I can't really explain it, but I have a really good feeling about this year. I'm not quite sure what God has in store, but I know that it is something bigger than I could imagine. I mean, He already brought me to Honduras. That was big in and of itself. I know that very difficult times may lie ahead, but I'm just so awestruck by God's majesty and provision that I look forward to seeing the mystery of the future revealed. I pray that God will use me in the lives of my students, the staff, and of the Honduran people who I come in contact with. I pray that He would change me and break me so that I can look more like Him. Your prayers and support are greatly appreciated as I continue to seek God's will in my life here in Honduras!

Saturday, August 17, 2013

The Beginning

Well here I am! I've officially be in Honduras for 3 days now although it feels like it has been longer. I think I'm adjusting pretty well to life here now that I'm settled into my room and getting to know the teachers of IST (the school where I'll be teaching) more and more each day. These past few days have been packed with meetings, training, devotions, and lots of food, but everyday I am reminded that this is where I have been called to live and serve.

I was nervous on Wednesday as I began to take off from the Cleveland airport, but God showed His provision even on my way to Tegucigalpa. On my flight from Houston to Tegus, I met two other teachers going to IST and I was comforted even before I arrived. Once we got to the airport in Tegucigalpa, I was warmly welcomed by my lovely roommates and many other teachers returning to IST. We waited for a couple of other flights to arrive and went back to our houses.

I live in Casa Naranja, and it truly does have an orange wall facing the street. It's such a cozy little house complete with a place for my hammock out front. I'm sure that it will be an absolutely wonderful home for the year :) The rest of the night was pretty relaxed as we ate with most of the North American teachers who had arrived and talked some about the culture.


Thursday was our first day at the school, and I can say that IST has the best views of any school that I have ever seen. The campus is absolutely gorgeous with palm trees everywhere with the mountains in the background. During our meetings that day, the new headmaster strongly emphasized how we need to be a Christ-centered school. In order to do that, it is the responsibility of all of the teachers to ensure that Christ is the center of all of our lives. It was absolutely wonderful to be reminded right away of my purpose in working at the school. Not to be a fantastic teacher or become the best in my field, but my focus needs to be on building my life on Christ more and more each day so that I can show Christ's love and compassion to my students.

This morning after having devotions and a quick faculty meeting discussing the book we all read over the summer, the preschool and elementary staff and teachers did a prayer walk throughout the preschool and elementary school. This time was such a blessing to me. It was a wonderful time to pray for students, parents, staff, and faculty, and to really focus on following God's guidance of the school for the upcoming year.

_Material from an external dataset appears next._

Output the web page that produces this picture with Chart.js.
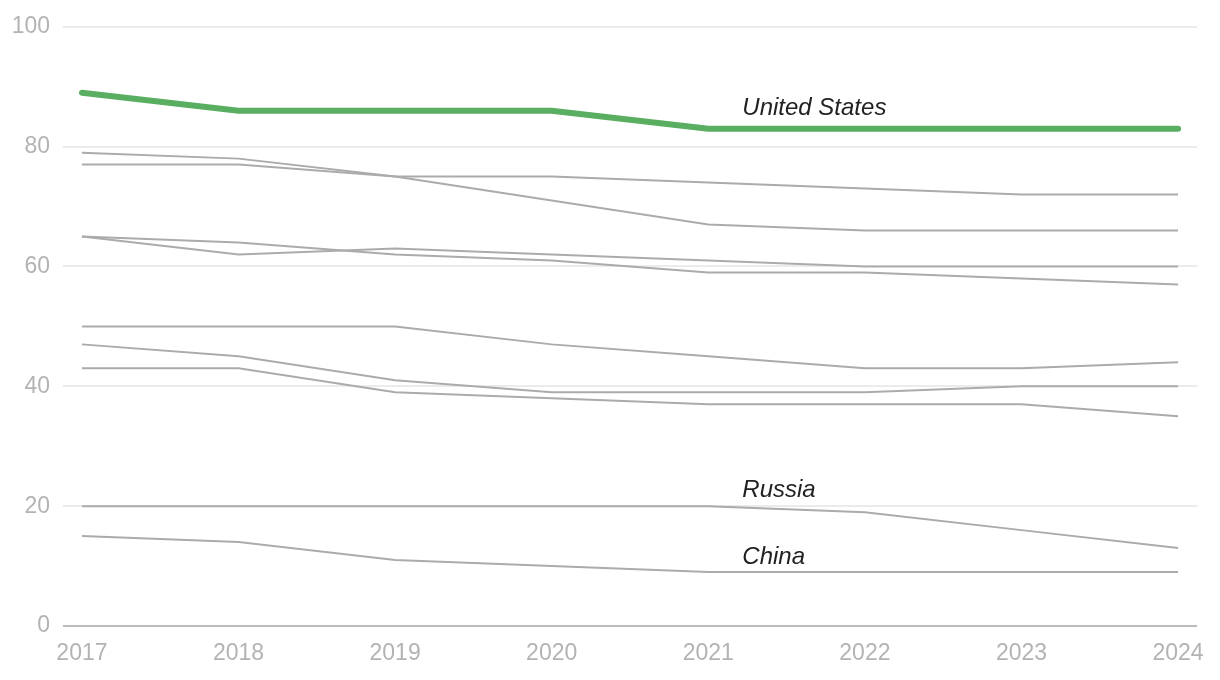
<!DOCTYPE html>
<html>
<head>
<meta charset="utf-8">
<script src="https://cdn.jsdelivr.net/npm/chart.js@4"></script>
<style>
  html, body { margin: 0; padding: 0; background: #fff; }
  #wrap { width: 1220px; height: 680px; }
</style>
</head>
<body>
<div id="wrap"><canvas id="c" width="1220" height="680"></canvas></div>
<script>
// ---- data ----
const years = [2017, 2018, 2019, 2020, 2021, 2022, 2023, 2024];
const yTicks = [0, 20, 40, 60, 80, 100];

const unitedStates = [89, 86, 86, 86, 83, 83, 83, 83];
const russia       = [20, 20, 20, 20, 20, 19, 16, 13];
const china        = [15, 14, 11, 10,  9,  9,  9,  9];

const otherA = [79, 78, 75, 71, 67, 66, 66, 66];
const otherB = [77, 77, 75, 75, 74, 73, 72, 72];
const otherC = [65, 64, 62, 61, 59, 59, 58, 57];
const otherD = [65, 62, 63, 62, 61, 60, 60, 60];
const otherE = [50, 50, 50, 47, 45, 43, 43, 44];
const otherF = [47, 45, 41, 39, 39, 39, 40, 40];
const otherG = [43, 43, 39, 38, 37, 37, 37, 35];

const labelled = [
  { name: 'United States', values: unitedStates, dy: -14 },
  { name: 'Russia',        values: russia,       dy: -9 },
  { name: 'China',         values: china,        dy: -8 }
];
const labelYear = 2021;

// ---- styles ----
const GREY = '#ababab';
const GREEN = '#5aae61';

const pts = arr => years.map((y, i) => ({ x: y, y: arr[i] }));
const greyDs = arr => ({
  data: pts(arr), borderColor: GREY, borderWidth: 2, pointRadius: 0,
  tension: 0, fill: false, clip: false, order: 2
});

const datasets = [
  greyDs(otherA), greyDs(otherB), greyDs(otherC), greyDs(otherD),
  greyDs(otherE), greyDs(otherF), greyDs(otherG),
  greyDs(russia), greyDs(china),
  { data: pts(unitedStates), borderColor: GREEN, borderWidth: 6, pointRadius: 0,
    borderCapStyle: 'round', borderJoinStyle: 'round', tension: 0, fill: false,
    clip: false, order: 1 }
];

const labelPlugin = {
  id: 'seriesLabels',
  afterDatasetsDraw(chart) {
    const ctx = chart.ctx, xs = chart.scales.x, ys = chart.scales.y;
    const idx = years.indexOf(labelYear);
    ctx.save();
    ctx.font = 'italic 24px "Liberation Sans", Arial, sans-serif';
    ctx.fillStyle = '#222222';
    ctx.textAlign = 'left';
    ctx.textBaseline = 'alphabetic';
    labelled.forEach(l => {
      const x = xs.getPixelForValue(labelYear) + 34;
      const y = ys.getPixelForValue(l.values[idx]) + l.dy;
      ctx.fillText(l.name, x, y);
    });
    ctx.restore();
  }
};

new Chart(document.getElementById('c'), {
  type: 'line',
  data: { datasets },
  options: {
    responsive: false,
    animation: false,
    events: [],
    layout: { padding: { left: 0, right: 23, top: 26, bottom: 0 } },
    plugins: { legend: { display: false }, tooltip: { enabled: false } },
    scales: {
      x: {
        type: 'linear',
        min: 2016.879,
        max: 2024.121,
        afterBuildTicks: s => { s.ticks = years.map(v => ({ value: v })); },
        afterFit: s => { s.height = 54; },
        grid: { display: false, drawTicks: false },
        border: { display: false },
        ticks: {
          padding: 14,
          color: '#b3b3b3',
          font: { family: '"Liberation Sans", Arial, sans-serif', size: 23 },
          callback: v => String(v),
          maxRotation: 0, autoSkip: false
        }
      },
      y: {
        min: 0, max: 100,
        afterBuildTicks: s => { s.ticks = yTicks.map(v => ({ value: v })); },
        afterFit: s => { s.width = 63; },
        grid: {
          drawTicks: false,
          color: c => (c.tick && c.tick.value === 0) ? '#bdbdbd' : '#ebebeb',
          lineWidth: c => (c.tick && c.tick.value === 0) ? 2 : 2
        },
        border: { display: false },
        ticks: {
          padding: 13,
          color: '#b3b3b3',
          font: { family: '"Liberation Sans", Arial, sans-serif', size: 23 }
        }
      }
    }
  },
  plugins: [labelPlugin]
});
</script>
</body>
</html>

In between meetings and time working at school, I have made a Walmart trip, ate a baleada (which was absolutely delicious), played Wii, met Lucy (my roommate's cat who has now joined us), killed a lot of ants, attempted some Spanish,  and had conversations on the school bus. It's been a very busy 3 days, but I'm seeing more and more every day of why God has lead me here.

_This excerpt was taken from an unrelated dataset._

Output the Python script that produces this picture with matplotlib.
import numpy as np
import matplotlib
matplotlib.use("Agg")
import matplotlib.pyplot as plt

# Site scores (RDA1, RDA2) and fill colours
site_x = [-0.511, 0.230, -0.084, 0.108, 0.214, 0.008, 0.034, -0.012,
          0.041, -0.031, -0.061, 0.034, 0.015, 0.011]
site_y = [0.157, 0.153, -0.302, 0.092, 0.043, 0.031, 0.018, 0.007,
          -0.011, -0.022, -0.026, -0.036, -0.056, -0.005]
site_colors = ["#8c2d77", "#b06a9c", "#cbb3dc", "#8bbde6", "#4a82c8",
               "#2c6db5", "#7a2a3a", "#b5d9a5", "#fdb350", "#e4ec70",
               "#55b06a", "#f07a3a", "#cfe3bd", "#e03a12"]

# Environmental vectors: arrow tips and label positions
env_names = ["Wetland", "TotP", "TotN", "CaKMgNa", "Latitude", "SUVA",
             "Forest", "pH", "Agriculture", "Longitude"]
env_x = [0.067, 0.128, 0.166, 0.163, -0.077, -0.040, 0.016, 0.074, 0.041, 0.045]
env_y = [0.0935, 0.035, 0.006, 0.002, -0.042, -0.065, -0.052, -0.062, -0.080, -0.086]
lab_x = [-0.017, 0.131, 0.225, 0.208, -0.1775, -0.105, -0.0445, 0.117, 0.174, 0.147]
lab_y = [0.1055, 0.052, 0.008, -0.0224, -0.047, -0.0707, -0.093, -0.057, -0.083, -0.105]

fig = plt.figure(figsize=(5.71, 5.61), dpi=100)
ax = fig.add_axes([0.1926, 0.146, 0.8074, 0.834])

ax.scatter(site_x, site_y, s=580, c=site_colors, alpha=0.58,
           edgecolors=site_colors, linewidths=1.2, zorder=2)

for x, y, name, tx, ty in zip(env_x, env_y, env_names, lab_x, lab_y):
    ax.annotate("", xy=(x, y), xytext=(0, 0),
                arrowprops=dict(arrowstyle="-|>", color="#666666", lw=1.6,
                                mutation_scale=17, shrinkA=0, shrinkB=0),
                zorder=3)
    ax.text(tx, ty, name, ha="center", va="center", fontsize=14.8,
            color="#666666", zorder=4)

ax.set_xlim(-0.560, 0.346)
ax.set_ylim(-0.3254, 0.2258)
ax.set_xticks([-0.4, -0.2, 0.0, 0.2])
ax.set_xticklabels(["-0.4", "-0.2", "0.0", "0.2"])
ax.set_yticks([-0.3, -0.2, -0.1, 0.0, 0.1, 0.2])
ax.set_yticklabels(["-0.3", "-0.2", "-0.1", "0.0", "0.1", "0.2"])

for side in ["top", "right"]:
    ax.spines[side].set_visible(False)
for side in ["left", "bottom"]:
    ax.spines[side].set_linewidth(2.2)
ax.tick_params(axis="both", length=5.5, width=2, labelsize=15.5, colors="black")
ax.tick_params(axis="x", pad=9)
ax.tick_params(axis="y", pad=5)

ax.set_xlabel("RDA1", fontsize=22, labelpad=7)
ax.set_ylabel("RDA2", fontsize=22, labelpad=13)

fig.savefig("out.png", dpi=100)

I love being a part of a school that takes time to pray and be reminded of Who we are serving. I have greatly enjoyed getting to know the hearts of the teachers I will be working with. The love these people have for Christ is simply beautiful. I'm excited to continue to have conversations with people from the school and meet even more people from the community at church tomorrow. I would appreciate prayers as transitioning can still be difficult at times, but thank you so much for encouraging and supporting me already by lifting me up! There will be more to come :)

Tuesday, August 13, 2013

Waiting in Expectation

"In the morning, O Lord, you hear my voice; in the morning I lay my requests before you and wait in expectation."
Psalm 5:3

     Oh what a day. Today was filled with more packing than I would ever enjoy, saying hard goodbyes to loved ones, and coming to the realization that this is really happening. I'm moving to Honduras tomorrow to teach for two years. I know that I'll be back home to visit within those two years, but to think that I am making such a huge commitment to make a new home in Honduras seems crazy. A few years ago, I never would have even imagined moving more than a few hours away from my family for a job after college. However, while in college God gave me such a deep passion to learn more about His people outside that now I'm traveling the world to do so. To say that I feel completely humbled and blessed to have this opportunity would be a drastic understatement. 

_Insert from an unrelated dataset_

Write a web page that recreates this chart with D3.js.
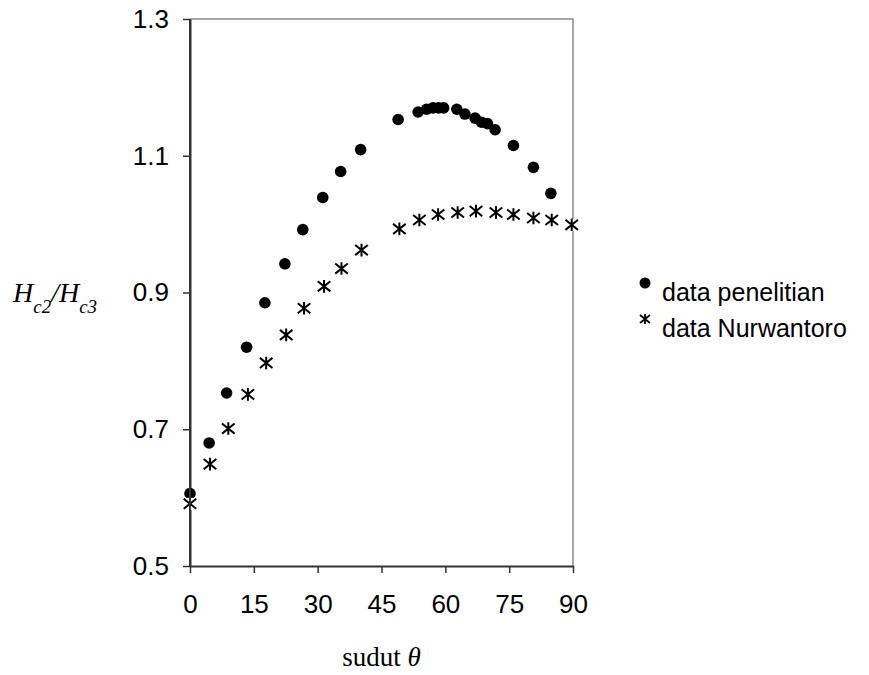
<!DOCTYPE html>
<meta charset="utf-8">
<html>
  <head>
    <title>Hc2/Hc3 vs sudut</title>
    <style>
      body { margin: 0; background: #fff; }
      .tick text { font-family: "Liberation Sans", Arial, sans-serif; }
    </style>
  </head>
  <body>
    <div id="chart"></div>
    <script src="https://d3js.org/d3.v7.min.js"></script>
    <script>

      // data
      const anglePenelitian = [0, 4.5, 8.6, 13.3, 17.6, 22.3, 26.5, 31.2, 35.4, 40.1,
                               48.9, 53.6, 55.6, 57.1, 58.4, 59.6, 62.7, 64.6, 67.0, 68.5,
                               69.9, 71.7, 76.0, 80.7, 84.8];
      const hcPenelitian = [0.606, 0.680, 0.753, 0.820, 0.885, 0.942, 0.992, 1.039, 1.077, 1.109,
                            1.153, 1.164, 1.168, 1.170, 1.170, 1.170, 1.168, 1.161, 1.155, 1.149,
                            1.147, 1.138, 1.115, 1.083, 1.045];

      const angleNurwantoro = [0, 4.7, 9.0, 13.6, 17.9, 22.6, 26.8, 31.5, 35.6, 40.3,
                               49.2, 53.9, 58.3, 62.9, 67.2, 71.9, 76.0, 80.7, 85.0, 89.7];
      const hcNurwantoro = [0.591, 0.649, 0.701, 0.751, 0.797, 0.838, 0.877, 0.909, 0.935, 0.962,
                            0.993, 1.006, 1.014, 1.017, 1.019, 1.017, 1.014, 1.009, 1.006, 0.999];

      const xTicks = [0, 15, 30, 45, 60, 75, 90];
      const yTicks = [0.5, 0.7, 0.9, 1.1, 1.3];
      const legendLabels = ["data penelitian", "data Nurwantoro"];

      const W = 869, H = 675;
      const margin = {top: 19, right: 296, bottom: 109, left: 190};
      const width = W - margin.left - margin.right,
            height = H - margin.top - margin.bottom;

      const svg = d3.select("#chart")
        .append("svg")
          .attr("width", W)
          .attr("height", H)
          .style("font-family", "'Liberation Sans', Arial, sans-serif");

      const g = svg.append("g")
          .attr("transform", `translate(${margin.left}, ${margin.top})`);

      const xScale = d3.scaleLinear().domain([0, 90]).range([0, width]);
      const yScale = d3.scaleLinear().domain([0.5, 1.3]).range([height, 0]);

      // plot area border (grey top and right)
      g.append("path")
        .attr("d", `M0,0H${width}V${height}`)
        .attr("fill", "none")
        .attr("stroke", "#8c8c8c")
        .attr("stroke-width", 1.5);

      // axes
      const yAxis = g.append("g")
        .call(d3.axisLeft(yScale).tickValues(yTicks).tickSize(7).tickSizeOuter(0)
          .tickPadding(14).tickFormat(d3.format(".1f")));
      const xAxis = g.append("g")
        .attr("transform", `translate(0, ${height})`)
        .call(d3.axisBottom(xScale).tickValues(xTicks).tickSize(7).tickSizeOuter(0)
          .tickPadding(22));

      [xAxis, yAxis].forEach(a => {
        a.select(".domain").attr("stroke", "#333").attr("stroke-width", 2);
        a.selectAll(".tick line").attr("stroke", "#333").attr("stroke-width", 1.5);
        a.selectAll(".tick text").attr("font-size", "26px").attr("fill", "#000");
      });

      // star marker path
      const star = s => `M${-s},${-s * 0.8}L${s},${s * 0.8}M${-s},${s * 0.8}L${s},${-s * 0.8}M0,${-s}L0,${s}`;

      // data penelitian
      g.selectAll(".dot")
        .data(d3.zip(anglePenelitian, hcPenelitian))
        .join("circle")
          .attr("class", "dot")
          .attr("cx", d => xScale(d[0]))
          .attr("cy", d => yScale(d[1]))
          .attr("r", 5.8)
          .attr("fill", "#000");

      // data Nurwantoro
      const stars = g.selectAll(".star")
        .data(d3.zip(angleNurwantoro, hcNurwantoro))
        .join("g")
          .attr("class", "star")
          .attr("transform", d => `translate(${xScale(d[0])}, ${yScale(d[1])})`);
      stars.append("rect")
        .attr("x", -6).attr("y", -6).attr("width", 12).attr("height", 12)
        .attr("fill", "#fff");
      stars.append("path")
        .attr("d", star(6.3))
        .attr("stroke", "#000")
        .attr("stroke-width", 2)
        .attr("fill", "none");

      // redraw left axis line over markers
      g.append("line")
        .attr("x1", 0).attr("x2", 0).attr("y1", 0).attr("y2", height)
        .attr("stroke", "#333").attr("stroke-width", 2);

      // y axis title H_c2/H_c3
      const yt = svg.append("text")
        .attr("x", 13)
        .attr("y", 302)
        .attr("font-family", "'Liberation Serif', 'Times New Roman', serif")
        .attr("font-style", "italic")
        .attr("font-size", "28px");
      yt.append("tspan").text("H");
      yt.append("tspan").attr("dy", 11).attr("font-size", "19px").text("c2");
      yt.append("tspan").attr("dy", -11).text("/H");
      yt.append("tspan").attr("dy", 11).attr("font-size", "19px").text("c3");

      // x axis title
      const xt = svg.append("text")
        .attr("x", margin.left + width / 2)
        .attr("y", 666)
        .attr("text-anchor", "middle")
        .attr("font-family", "'Liberation Serif', 'Times New Roman', serif")
        .attr("font-size", "27px");
      xt.append("tspan").text("sudut ");
      xt.append("tspan").attr("font-style", "italic").text("θ");

      // legend
      const legend = svg.append("g").attr("transform", "translate(645, 283)");
      legend.append("circle").attr("cx", 0).attr("cy", 0).attr("r", 5.5).attr("fill", "#000");
      legend.append("path").attr("transform", "translate(0, 36)").attr("d", star(5))
        .attr("stroke", "#000").attr("stroke-width", 1.8).attr("fill", "none");
      legend.selectAll(".lab")
        .data(legendLabels)
        .join("text")
          .attr("class", "lab")
          .attr("x", 17)
          .attr("y", (d, i) => 18 + i * 36)
          .attr("font-size", "25px")
          .text(d => d);

    </script>
  </body>
</html>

     Currently, I'm feeling a little overwhelmed, nervous, scared, anxious, and very excited to fly to Honduras. This morning, however, was a quite a different story. All I felt was stressed and scared. There was so much left to do and so little time to complete the list of tasks in front of me. Then I looked at my phone and saw that I had an event on my calendar. When I decided to take this teaching position in Honduras and booked my flight, I put an event in my phone so I wouldn't forget the day I would leave (not that I could have anyway). The event was titled "Leave to fulfill God's calling". Although I was still stressed throughout the day, those words stuck in my head. No matter went wrong or right in the last day before I would leave, I would still be leaving to fulfill God's calling in my life. I know that God lead me to teach in Honduras, and that has been confirmed so much even since signing my teaching contract. I know this is what He has for me.


     And so now I wait. As I began talking to God this morning, Psalm 5:3 came to mind. I am confident that He has me going to Honduras for reasons that have yet to be revealed. As I pray that God will use me in ways far greater than I could ever imagine, I will wait in expectation to see how He will begin to reveal His plans for my life in Honduras. I expect Him to change me. To break me. To use me. To show me His love for people. To better love a different group of people. To teach me more than I thought I could ever know. I will lay my requests before God and wait in expectation. I am so excited to start this adventure and strive to glorify the Father every step of the way. Because none of this is for me, but all for His glory.